Source code of charts
================================

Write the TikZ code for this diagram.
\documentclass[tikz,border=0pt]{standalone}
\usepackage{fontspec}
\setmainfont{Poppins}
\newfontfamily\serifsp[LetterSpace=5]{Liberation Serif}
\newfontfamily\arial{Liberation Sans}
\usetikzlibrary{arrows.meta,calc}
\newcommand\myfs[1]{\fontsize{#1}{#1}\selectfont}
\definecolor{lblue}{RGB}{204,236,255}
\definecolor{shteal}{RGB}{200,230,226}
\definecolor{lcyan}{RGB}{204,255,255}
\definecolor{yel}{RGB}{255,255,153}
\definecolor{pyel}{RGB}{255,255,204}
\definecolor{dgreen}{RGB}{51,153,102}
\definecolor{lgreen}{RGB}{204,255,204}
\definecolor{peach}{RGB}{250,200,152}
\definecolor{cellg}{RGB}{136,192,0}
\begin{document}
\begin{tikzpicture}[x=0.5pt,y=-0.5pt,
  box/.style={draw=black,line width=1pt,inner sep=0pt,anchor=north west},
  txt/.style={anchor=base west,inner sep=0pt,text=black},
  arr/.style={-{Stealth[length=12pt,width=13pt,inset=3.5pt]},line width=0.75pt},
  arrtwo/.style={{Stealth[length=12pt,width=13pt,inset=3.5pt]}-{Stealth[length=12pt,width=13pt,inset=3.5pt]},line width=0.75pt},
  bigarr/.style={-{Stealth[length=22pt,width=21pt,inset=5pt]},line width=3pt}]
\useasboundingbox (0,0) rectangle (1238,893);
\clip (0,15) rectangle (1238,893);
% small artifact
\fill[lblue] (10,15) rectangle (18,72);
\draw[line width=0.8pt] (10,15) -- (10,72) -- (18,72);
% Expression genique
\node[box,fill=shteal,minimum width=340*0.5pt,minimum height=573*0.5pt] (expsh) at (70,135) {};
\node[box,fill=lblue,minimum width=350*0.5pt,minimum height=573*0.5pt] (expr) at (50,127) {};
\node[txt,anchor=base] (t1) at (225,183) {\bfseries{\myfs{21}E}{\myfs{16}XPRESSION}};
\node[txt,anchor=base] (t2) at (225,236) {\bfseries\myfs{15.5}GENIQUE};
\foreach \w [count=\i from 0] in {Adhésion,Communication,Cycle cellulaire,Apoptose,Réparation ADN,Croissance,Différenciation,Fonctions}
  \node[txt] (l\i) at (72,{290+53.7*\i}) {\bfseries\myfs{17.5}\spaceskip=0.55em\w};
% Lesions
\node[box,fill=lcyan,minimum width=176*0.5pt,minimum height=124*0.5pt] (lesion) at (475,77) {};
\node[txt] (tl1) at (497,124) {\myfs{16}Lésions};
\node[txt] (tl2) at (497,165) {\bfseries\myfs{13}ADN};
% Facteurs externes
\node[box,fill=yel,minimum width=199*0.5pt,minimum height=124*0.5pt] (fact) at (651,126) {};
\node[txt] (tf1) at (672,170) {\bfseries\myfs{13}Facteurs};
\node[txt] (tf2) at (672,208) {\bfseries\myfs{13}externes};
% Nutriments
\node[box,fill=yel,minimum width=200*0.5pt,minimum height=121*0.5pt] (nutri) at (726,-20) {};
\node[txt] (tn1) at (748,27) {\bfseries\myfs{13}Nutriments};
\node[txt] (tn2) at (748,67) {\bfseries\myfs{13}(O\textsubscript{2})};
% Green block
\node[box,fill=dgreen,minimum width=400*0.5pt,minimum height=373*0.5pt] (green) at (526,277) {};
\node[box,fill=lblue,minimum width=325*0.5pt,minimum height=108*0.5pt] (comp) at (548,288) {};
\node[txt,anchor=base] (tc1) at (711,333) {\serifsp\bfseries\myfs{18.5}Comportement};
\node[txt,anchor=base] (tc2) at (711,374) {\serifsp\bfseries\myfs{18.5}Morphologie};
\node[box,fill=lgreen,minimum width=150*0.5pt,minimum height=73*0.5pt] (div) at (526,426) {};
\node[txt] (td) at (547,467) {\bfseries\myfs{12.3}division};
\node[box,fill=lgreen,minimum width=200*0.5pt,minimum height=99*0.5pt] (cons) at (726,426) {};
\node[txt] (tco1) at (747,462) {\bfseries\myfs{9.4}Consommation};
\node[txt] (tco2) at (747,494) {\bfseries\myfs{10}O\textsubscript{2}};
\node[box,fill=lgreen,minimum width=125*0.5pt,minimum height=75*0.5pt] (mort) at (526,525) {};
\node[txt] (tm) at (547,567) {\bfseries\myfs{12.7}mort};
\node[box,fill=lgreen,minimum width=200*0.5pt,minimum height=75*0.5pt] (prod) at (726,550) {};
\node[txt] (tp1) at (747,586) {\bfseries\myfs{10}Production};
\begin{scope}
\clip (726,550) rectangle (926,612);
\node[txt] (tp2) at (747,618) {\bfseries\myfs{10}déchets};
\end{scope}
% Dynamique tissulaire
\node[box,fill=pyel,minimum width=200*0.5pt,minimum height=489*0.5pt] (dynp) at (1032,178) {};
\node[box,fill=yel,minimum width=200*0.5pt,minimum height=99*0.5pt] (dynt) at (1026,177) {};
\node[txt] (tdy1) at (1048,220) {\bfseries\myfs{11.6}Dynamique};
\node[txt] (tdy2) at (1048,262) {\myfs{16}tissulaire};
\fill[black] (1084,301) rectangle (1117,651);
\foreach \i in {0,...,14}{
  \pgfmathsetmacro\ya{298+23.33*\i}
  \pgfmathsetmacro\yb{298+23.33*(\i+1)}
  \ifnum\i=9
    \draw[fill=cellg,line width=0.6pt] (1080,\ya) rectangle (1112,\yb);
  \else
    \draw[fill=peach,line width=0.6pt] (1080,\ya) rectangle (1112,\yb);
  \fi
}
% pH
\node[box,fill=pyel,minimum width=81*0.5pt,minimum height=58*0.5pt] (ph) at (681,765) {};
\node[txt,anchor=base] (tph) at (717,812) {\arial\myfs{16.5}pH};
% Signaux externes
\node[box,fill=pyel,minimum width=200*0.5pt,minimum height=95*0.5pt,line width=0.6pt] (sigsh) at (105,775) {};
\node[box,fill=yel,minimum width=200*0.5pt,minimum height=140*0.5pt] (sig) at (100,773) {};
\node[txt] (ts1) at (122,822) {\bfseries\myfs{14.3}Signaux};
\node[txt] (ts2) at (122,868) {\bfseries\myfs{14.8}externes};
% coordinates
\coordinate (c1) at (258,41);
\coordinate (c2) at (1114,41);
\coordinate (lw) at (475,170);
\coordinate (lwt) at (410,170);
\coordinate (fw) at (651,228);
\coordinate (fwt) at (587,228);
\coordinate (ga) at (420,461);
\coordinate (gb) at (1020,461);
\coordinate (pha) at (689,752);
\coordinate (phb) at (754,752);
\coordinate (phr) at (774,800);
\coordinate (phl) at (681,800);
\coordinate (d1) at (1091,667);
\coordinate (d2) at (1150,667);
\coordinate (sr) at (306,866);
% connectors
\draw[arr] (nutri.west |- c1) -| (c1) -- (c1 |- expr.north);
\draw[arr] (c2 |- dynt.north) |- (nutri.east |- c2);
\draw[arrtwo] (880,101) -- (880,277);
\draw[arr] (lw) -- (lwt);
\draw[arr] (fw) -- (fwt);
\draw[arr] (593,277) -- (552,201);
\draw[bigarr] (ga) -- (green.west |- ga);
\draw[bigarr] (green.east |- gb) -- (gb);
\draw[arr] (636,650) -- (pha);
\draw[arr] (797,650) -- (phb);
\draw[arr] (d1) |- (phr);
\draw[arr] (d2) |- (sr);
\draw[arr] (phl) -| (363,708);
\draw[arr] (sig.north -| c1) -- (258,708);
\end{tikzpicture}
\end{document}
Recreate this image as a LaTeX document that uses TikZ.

================================

- **Job**: Print the listing above in its entirety, with every line exact.

- **Final result**:
Write the TikZ code for this diagram.
\documentclass[tikz,border=0pt]{standalone}
\usepackage{fontspec}
\setmainfont{Poppins}
\newfontfamily\serifsp[LetterSpace=5]{Liberation Serif}
\newfontfamily\arial{Liberation Sans}
\usetikzlibrary{arrows.meta,calc}
\newcommand\myfs[1]{\fontsize{#1}{#1}\selectfont}
\definecolor{lblue}{RGB}{204,236,255}
\definecolor{shteal}{RGB}{200,230,226}
\definecolor{lcyan}{RGB}{204,255,255}
\definecolor{yel}{RGB}{255,255,153}
\definecolor{pyel}{RGB}{255,255,204}
\definecolor{dgreen}{RGB}{51,153,102}
\definecolor{lgreen}{RGB}{204,255,204}
\definecolor{peach}{RGB}{250,200,152}
\definecolor{cellg}{RGB}{136,192,0}
\begin{document}
\begin{tikzpicture}[x=0.5pt,y=-0.5pt,
  box/.style={draw=black,line width=1pt,inner sep=0pt,anchor=north west},
  txt/.style={anchor=base west,inner sep=0pt,text=black},
  arr/.style={-{Stealth[length=12pt,width=13pt,inset=3.5pt]},line width=0.75pt},
  arrtwo/.style={{Stealth[length=12pt,width=13pt,inset=3.5pt]}-{Stealth[length=12pt,width=13pt,inset=3.5pt]},line width=0.75pt},
  bigarr/.style={-{Stealth[length=22pt,width=21pt,inset=5pt]},line width=3pt}]
\useasboundingbox (0,0) rectangle (1238,893);
\clip (0,15) rectangle (1238,893);
% small artifact
\fill[lblue] (10,15) rectangle (18,72);
\draw[line width=0.8pt] (10,15) -- (10,72) -- (18,72);
% Expression genique
\node[box,fill=shteal,minimum width=340*0.5pt,minimum height=573*0.5pt] (expsh) at (70,135) {};
\node[box,fill=lblue,minimum width=350*0.5pt,minimum height=573*0.5pt] (expr) at (50,127) {};
\node[txt,anchor=base] (t1) at (225,183) {\bfseries{\myfs{21}E}{\myfs{16}XPRESSION}};
\node[txt,anchor=base] (t2) at (225,236) {\bfseries\myfs{15.5}GENIQUE};
\foreach \w [count=\i from 0] in {Adhésion,Communication,Cycle cellulaire,Apoptose,Réparation ADN,Croissance,Différenciation,Fonctions}
  \node[txt] (l\i) at (72,{290+53.7*\i}) {\bfseries\myfs{17.5}\spaceskip=0.55em\w};
% Lesions
\node[box,fill=lcyan,minimum width=176*0.5pt,minimum height=124*0.5pt] (lesion) at (475,77) {};
\node[txt] (tl1) at (497,124) {\myfs{16}Lésions};
\node[txt] (tl2) at (497,165) {\bfseries\myfs{13}ADN};
% Facteurs externes
\node[box,fill=yel,minimum width=199*0.5pt,minimum height=124*0.5pt] (fact) at (651,126) {};
\node[txt] (tf1) at (672,170) {\bfseries\myfs{13}Facteurs};
\node[txt] (tf2) at (672,208) {\bfseries\myfs{13}externes};
% Nutriments
\node[box,fill=yel,minimum width=200*0.5pt,minimum height=121*0.5pt] (nutri) at (726,-20) {};
\node[txt] (tn1) at (748,27) {\bfseries\myfs{13}Nutriments};
\node[txt] (tn2) at (748,67) {\bfseries\myfs{13}(O\textsubscript{2})};
% Green block
\node[box,fill=dgreen,minimum width=400*0.5pt,minimum height=373*0.5pt] (green) at (526,277) {};
\node[box,fill=lblue,minimum width=325*0.5pt,minimum height=108*0.5pt] (comp) at (548,288) {};
\node[txt,anchor=base] (tc1) at (711,333) {\serifsp\bfseries\myfs{18.5}Comportement};
\node[txt,anchor=base] (tc2) at (711,374) {\serifsp\bfseries\myfs{18.5}Morphologie};
\node[box,fill=lgreen,minimum width=150*0.5pt,minimum height=73*0.5pt] (div) at (526,426) {};
\node[txt] (td) at (547,467) {\bfseries\myfs{12.3}division};
\node[box,fill=lgreen,minimum width=200*0.5pt,minimum height=99*0.5pt] (cons) at (726,426) {};
\node[txt] (tco1) at (747,462) {\bfseries\myfs{9.4}Consommation};
\node[txt] (tco2) at (747,494) {\bfseries\myfs{10}O\textsubscript{2}};
\node[box,fill=lgreen,minimum width=125*0.5pt,minimum height=75*0.5pt] (mort) at (526,525) {};
\node[txt] (tm) at (547,567) {\bfseries\myfs{12.7}mort};
\node[box,fill=lgreen,minimum width=200*0.5pt,minimum height=75*0.5pt] (prod) at (726,550) {};
\node[txt] (tp1) at (747,586) {\bfseries\myfs{10}Production};
\begin{scope}
\clip (726,550) rectangle (926,612);
\node[txt] (tp2) at (747,618) {\bfseries\myfs{10}déchets};
\end{scope}
% Dynamique tissulaire
\node[box,fill=pyel,minimum width=200*0.5pt,minimum height=489*0.5pt] (dynp) at (1032,178) {};
\node[box,fill=yel,minimum width=200*0.5pt,minimum height=99*0.5pt] (dynt) at (1026,177) {};
\node[txt] (tdy1) at (1048,220) {\bfseries\myfs{11.6}Dynamique};
\node[txt] (tdy2) at (1048,262) {\myfs{16}tissulaire};
\fill[black] (1084,301) rectangle (1117,651);
\foreach \i in {0,...,14}{
  \pgfmathsetmacro\ya{298+23.33*\i}
  \pgfmathsetmacro\yb{298+23.33*(\i+1)}
  \ifnum\i=9
    \draw[fill=cellg,line width=0.6pt] (1080,\ya) rectangle (1112,\yb);
  \else
    \draw[fill=peach,line width=0.6pt] (1080,\ya) rectangle (1112,\yb);
  \fi
}
% pH
\node[box,fill=pyel,minimum width=81*0.5pt,minimum height=58*0.5pt] (ph) at (681,765) {};
\node[txt,anchor=base] (tph) at (717,812) {\arial\myfs{16.5}pH};
% Signaux externes
\node[box,fill=pyel,minimum width=200*0.5pt,minimum height=95*0.5pt,line width=0.6pt] (sigsh) at (105,775) {};
\node[box,fill=yel,minimum width=200*0.5pt,minimum height=140*0.5pt] (sig) at (100,773) {};
\node[txt] (ts1) at (122,822) {\bfseries\myfs{14.3}Signaux};
\node[txt] (ts2) at (122,868) {\bfseries\myfs{14.8}externes};
% coordinates
\coordinate (c1) at (258,41);
\coordinate (c2) at (1114,41);
\coordinate (lw) at (475,170);
\coordinate (lwt) at (410,170);
\coordinate (fw) at (651,228);
\coordinate (fwt) at (587,228);
\coordinate (ga) at (420,461);
\coordinate (gb) at (1020,461);
\coordinate (pha) at (689,752);
\coordinate (phb) at (754,752);
\coordinate (phr) at (774,800);
\coordinate (phl) at (681,800);
\coordinate (d1) at (1091,667);
\coordinate (d2) at (1150,667);
\coordinate (sr) at (306,866);
% connectors
\draw[arr] (nutri.west |- c1) -| (c1) -- (c1 |- expr.north);
\draw[arr] (c2 |- dynt.north) |- (nutri.east |- c2);
\draw[arrtwo] (880,101) -- (880,277);
\draw[arr] (lw) -- (lwt);
\draw[arr] (fw) -- (fwt);
\draw[arr] (593,277) -- (552,201);
\draw[bigarr] (ga) -- (green.west |- ga);
\draw[bigarr] (green.east |- gb) -- (gb);
\draw[arr] (636,650) -- (pha);
\draw[arr] (797,650) -- (phb);
\draw[arr] (d1) |- (phr);
\draw[arr] (d2) |- (sr);
\draw[arr] (phl) -| (363,708);
\draw[arr] (sig.north -| c1) -- (258,708);
\end{tikzpicture}
\end{document}
Recreate this image as a LaTeX document that uses TikZ.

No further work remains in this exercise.